Port for Ords to listen

Dont forget to open Port 8080 via firewall-cmd;


Create systemd service to auto start ORDs on Linux startup


in this section we will create a systemd service to auto start ords on each linux startup.

step 1 : create a new service

nano /etc/systemd/system/ordsonboot.service

enter the following content:

[Unit]
 Description=Service description
[Service]
 User=root
 ExecStart=/bin/bash -c 'PATH=/opt/oracle/ords/bin:$PATH exec /root/start_up_script.sh'
[Install]
 WantedBy=default.target

step 2: create start_up_script.sh

nano start_up_script.sh

enter the following content:

cd /root && ords serve 
#cd to root and execute "ords serve" see more from ords installation guide from oracle

add execute permision

chmod +x start_up_script.sh

explanation :

you can also run cd /opt/oracle/ords/ && ords serve , in any folder you run "ords serve", two folders will be created, they are databases and global, in them, you can find some xml files with some settings. They can be changed according to you needs.

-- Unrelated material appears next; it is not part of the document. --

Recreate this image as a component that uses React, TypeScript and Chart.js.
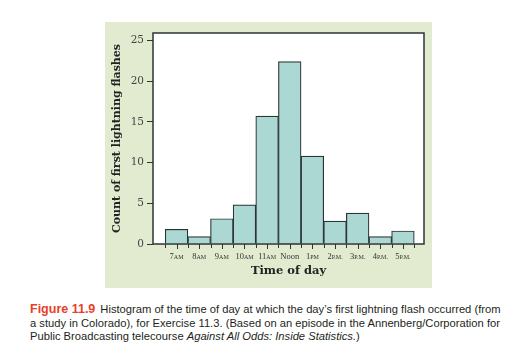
import React, { useEffect, useRef } from "react";
import { Chart, registerables } from "chart.js";

Chart.register(...registerables);

const timeLabels = ["7AM", "8AM", "9AM", "10AM", "11AM", "Noon", "1PM", "2P.M.", "3P.M.", "4P.M.", "5P.M."];
const counts = [1.8, 0.9, 3.1, 4.8, 15.7, 22.4, 10.8, 2.8, 3.8, 0.9, 1.6];
const yTicks = [0, 5, 10, 15, 20, 25];

const DARK = "#2b3535";

export default function App() {
  const ref = useRef<HTMLCanvasElement | null>(null);

  useEffect(() => {
    const canvas = ref.current;
    if (!canvas) return;

    const framePlugin = {
      id: "frame",
      beforeDatasetsDraw(chart: any) {
        const { ctx, chartArea: a } = chart;
        ctx.save();
        ctx.fillStyle = "#ffffff";
        ctx.fillRect(a.left, a.top, a.right - a.left, a.bottom - a.top);
        ctx.restore();
      },
      afterDatasetsDraw(chart: any) {
        const { ctx, chartArea: a } = chart;
        const xs = chart.scales.x;
        ctx.save();
        ctx.strokeStyle = DARK;
        ctx.lineWidth = 1.5;
        ctx.strokeRect(a.left, a.top, a.right - a.left, a.bottom - a.top);
        // tick marks at bar centers and bar edges
        ctx.lineWidth = 1;
        ctx.beginPath();
        for (let k = 0; k <= timeLabels.length * 2; k++) {
          const px = Math.round(xs.getPixelForValue(k * 0.5)) + 0.5;
          ctx.moveTo(px, a.bottom);
          ctx.lineTo(px, a.bottom + (k % 2 === 1 ? 5 : 4));
        }
        ctx.stroke();
        // custom x labels with small-caps suffix
        ctx.fillStyle = "#333";
        ctx.textBaseline = "middle";
        const y = 235;
        const big = "8.5px 'Liberation Serif'";
        const small = "6px 'Liberation Serif'";
        timeLabels.forEach((lab, i) => {
          const cx = xs.getPixelForValue(i + 0.5);
          const m = lab.match(/^(\d+)(.*)$/);
          let parts: [string, string][] = [];
          if (m) parts = [[m[1], big], [m[2], small]];
          else parts = [[lab, big]];
          let w = 0;
          parts.forEach(([t, f]) => {
            ctx.font = f;
            w += ctx.measureText(t).width;
          });
          let x = cx - w / 2;
          ctx.textAlign = "left";
          parts.forEach(([t, f]) => {
            ctx.font = f;
            ctx.fillText(t, x, y);
            x += ctx.measureText(t).width;
          });
        });
        ctx.restore();
      },
    };

    const chart = new Chart(canvas, {
      type: "bar",
      data: {
        datasets: [
          {
            data: counts.map((v, i) => ({ x: i + 0.5, y: v })),
            backgroundColor: "#acd8d4",
            borderColor: DARK,
            borderWidth: 1.2,
            barPercentage: 1,
            categoryPercentage: 1,
          },
        ],
      },
      options: {
        animation: false,
        responsive: false,
        maintainAspectRatio: false,
        layout: { padding: { top: 11, right: 8, left: 0, bottom: 0 } },
        plugins: { legend: { display: false }, tooltip: { enabled: false } },
        scales: {
          x: {
            type: "linear",
            offset: false,
            min: -0.54,
            max: 11.43,
            afterBuildTicks: (s: any) => {
              s.ticks = timeLabels.map((_, i) => ({ value: i + 0.5 }));
            },
            afterFit: (s: any) => {
              s.height = 44;
            },
            ticks: { display: false },
            grid: { display: false, offset: false },
            border: { display: false },
            title: {
              display: true,
              text: "Time of day",
              color: "#222",
              font: { family: "'DejaVu Serif'", size: 11.5, weight: "bold" },
              padding: { top: 0, bottom: 10 },
            },
          },
          y: {
            min: 0,
            max: 25.9,
            afterBuildTicks: (s: any) => {
              s.ticks = yTicks.map((v) => ({ value: v }));
            },
            afterFit: (s: any) => {
              s.width = 48;
            },
            ticks: {
              color: "#444",
              font: { family: "'DejaVu Serif'", size: 10.5 },
              padding: 3,
            },
            grid: { drawOnChartArea: false, drawTicks: true, tickLength: 6, color: DARK, lineWidth: 1 },
            border: { display: false },
            title: {
              display: true,
              text: "Count of first lightning flashes",
              color: "#222",
              font: { family: "'DejaVu Serif'", size: 11, weight: "bold" },
              padding: { top: 6, bottom: 0 },
            },
          },
        },
      },
      plugins: [framePlugin],
    } as any);

    return () => chart.destroy();
  }, []);

  const capStyle: React.CSSProperties = {
    position: "absolute",
    left: 30,
    top: 303,
    fontFamily: "'Liberation Sans', Arial, sans-serif",
    fontSize: 11.2,
    lineHeight: "13.6px",
    color: "#231f20",
    whiteSpace: "nowrap",
  };

  return (
    <div style={{ position: "fixed", left: 0, top: 0, width: 517, height: 352, background: "#ffffff", overflow: "hidden" }}>
      <div style={{ position: "absolute", left: 105, top: 22, width: 327, height: 266, background: "#e2ebcf" }}>
        <canvas ref={ref} width={327} height={266} style={{ display: "block", width: 327, height: 266 }} />
      </div>
      <div style={capStyle}>
        <div>
          <span style={{ color: "#e8402a", fontWeight: "bold", fontSize: 12.5, marginRight: 5 }}>Figure 11.9</span>
          Histogram of the time of day at which the day’s first lightning flash occurred (from
        </div>
        <div>a study in Colorado), for Exercise 11.3. (Based on an episode in the Annenberg/Corporation for</div>
        <div>
          Public Broadcasting telecourse <i>Against All Odds: Inside Statistics.</i>)
        </div>
      </div>
    </div>
  );
}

step3: prepare service and enable it and run it.

systemctl daemon-reload
systemctl start ordsonboot.service
systemctl status ordsonboot.service #check status
systemctl enable ordsonboot.service #to enable startup run
systemctl stop ordsonboot.service #to stop service

This is the last step for ORDs installations, we now can clone this VM and spin it into a new vm so we can create loaders in the load balancing.


 


PLSQL Rest Call with Forward Proxy, no wallet needed


Login to Oracle DB server and edit Host file on the server

Host file is the local DNS resolver, here we create a new host record. it can be something like this .

[root@OracleXE21 ~]# cat /etc/hosts
127.0.0.1   localhost localhost.localdomain localhost4 localhost4.localdomain4
::1         localhost localhost.localdomain localhost6 localhost6.localdomain6
192.168.178.51 proxy.local
# 192.168.178.51 is my forward proxy ip, i give it a name proxy.local
# if i would ping proxy.local on my db server, it will resolved into 192.168.178.51
#if you dont know the IP yet, first create the forward proxy and do this afterwards.